Here is the theory, laid out by Ebony Rainford-Brent, the first black woman to play for England, in an interview this year: “The bigger problem in cricket is around class. When you look at the provision in low socio-economic areas, that is the void I want us to fill. If we did, we would solve the race problem and could help solve the lack of diversity in the female game. If we got into that one area, diversity would automatically flow.”

That is, of course, umpteen times more easily said than done.

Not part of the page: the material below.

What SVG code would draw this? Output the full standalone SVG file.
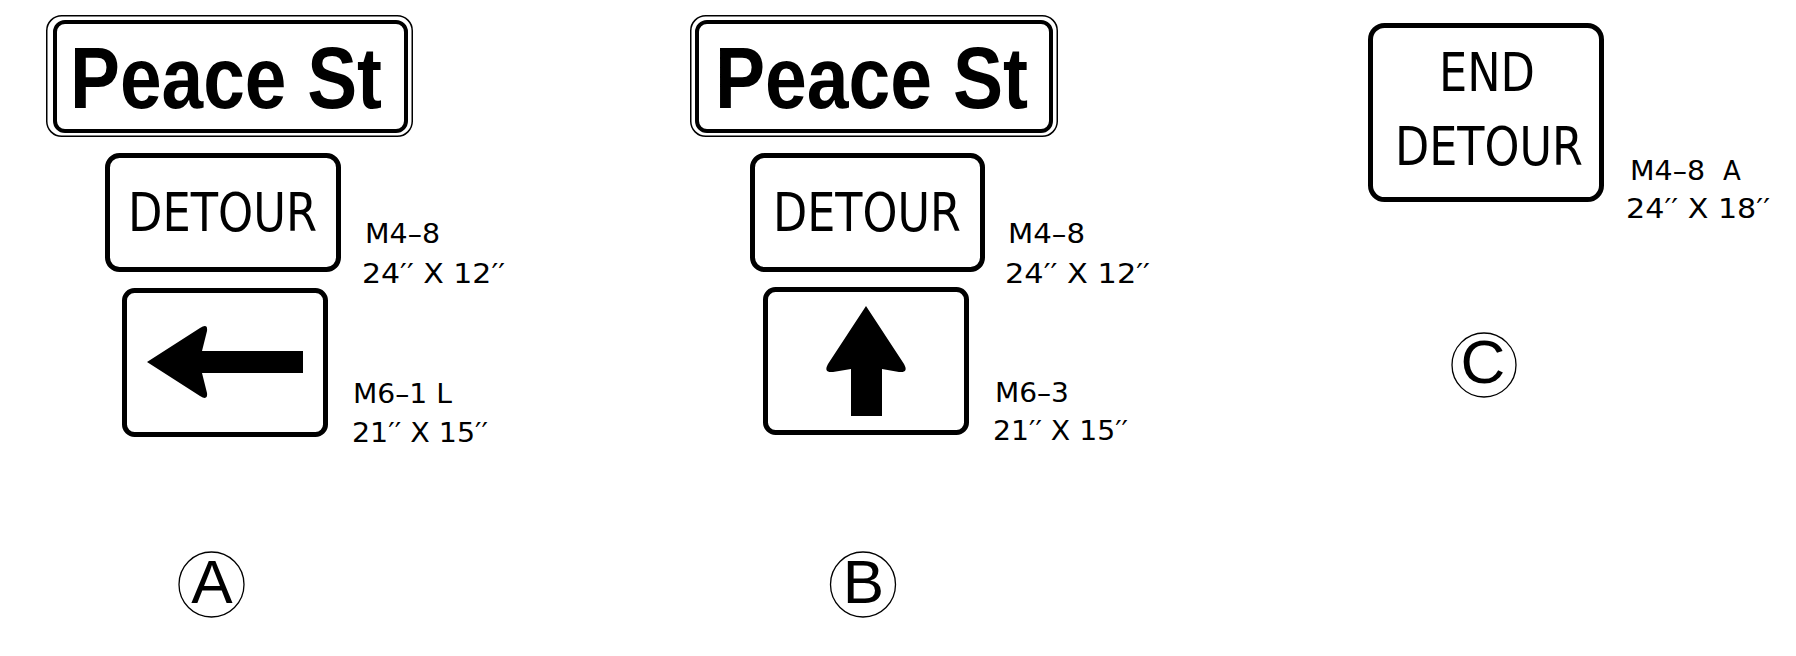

“Without a pitch to play on there is no cricket,” says Alex Welsh of the London Playing Fields Foundation, and a lack of facilities remains the most explicit barrier to state school participation. Few were lucky enough to have their own grounds in the first place but, with upkeep expensive and local authorities cutting costs, London has lost 41 per cent of its grass wickets since 1990 and many schools are having to travel further than ever to find a place to play.

Teachers also bemoan more basic, logistical problems. Class sizes, for instance, are prohibitive, with games like football more conducive to keeping large groups engaged. Several told the Standard that they teach sports on rotation, each lasting only half-a-term, equating to as little as 12 hours of PE cricket a year. The ICEC report, meanwhile, details focused private school programmes where children play cricket for 10 hours a week.

The England and Wales Cricket Board already works closely with Chance To Shine, providing £2.9million of funding in 2023 after the charity took cricket into 407 state primary schools in London alone last year. The London Cricket Trust, which tries to tackle the facilities problem by installing artificial wickets in parks for use by local clubs and state schools, also gets significant backing from the body, with co-ordinator Ed Griffiths claiming he “does not recognise” the ECB depicted in the review... “it paints the ECB as reluctant to address the problem. That has not been my experience”.

Secondary school drop-off, though, remains a major problem, in line with wider societal trends and while Chance To Shine is keen to do more, cost is everything. “Our work is fully scalable but the current economic climate makes it more challenging than ever to continue to expand,” a spokesman said.

There are success stories. William Perkin CofE High School in Greenford has built a thriving cricket set-up, with an elite sixth-form academy, headed by former England international Sajid Mahmood, with facilities that would be the envy of many independent rivals, including some they have beaten en route to today’s U19 Middlesex Cup final.

The William Perkin struggles, however, to find regular state school opposition and Mahmood worries that the project will not be entirely replicable elsewhere.

“I came from a state school background so I wanted to give something back,” he says. “But private schools can offer ex-pros a lot more money to coach.” So, what’s the solution? No one seems quite sure. Mahmood believes county clubs in and around London must do more, sending coaches into schools to “inspire kids to play”. Welsh says community heroes must be amplified: “Go out and find those fantastic people who are doing a brilliant job in spite of the system, not because of it, and model your policy on them.”

Shahidul Alam Ratan, CEO of Capital Kids Cricket, insists too many people are obsessed with the “numbers game”, trying to introduce cricket to as many children as possible, when fixing the “missing link” between schools and local clubs to keep them playing is the real challenge.

Any sort of wider progress, however, will surely have to come from the top. Reacting to the report last week, the ECB’s new chairman Richard Thompson said he wanted to make cricket “the most inclusive sport in the country”.

That ambition, while admirable, is probably a fantasy. In London, though, state schools would be a good place to start.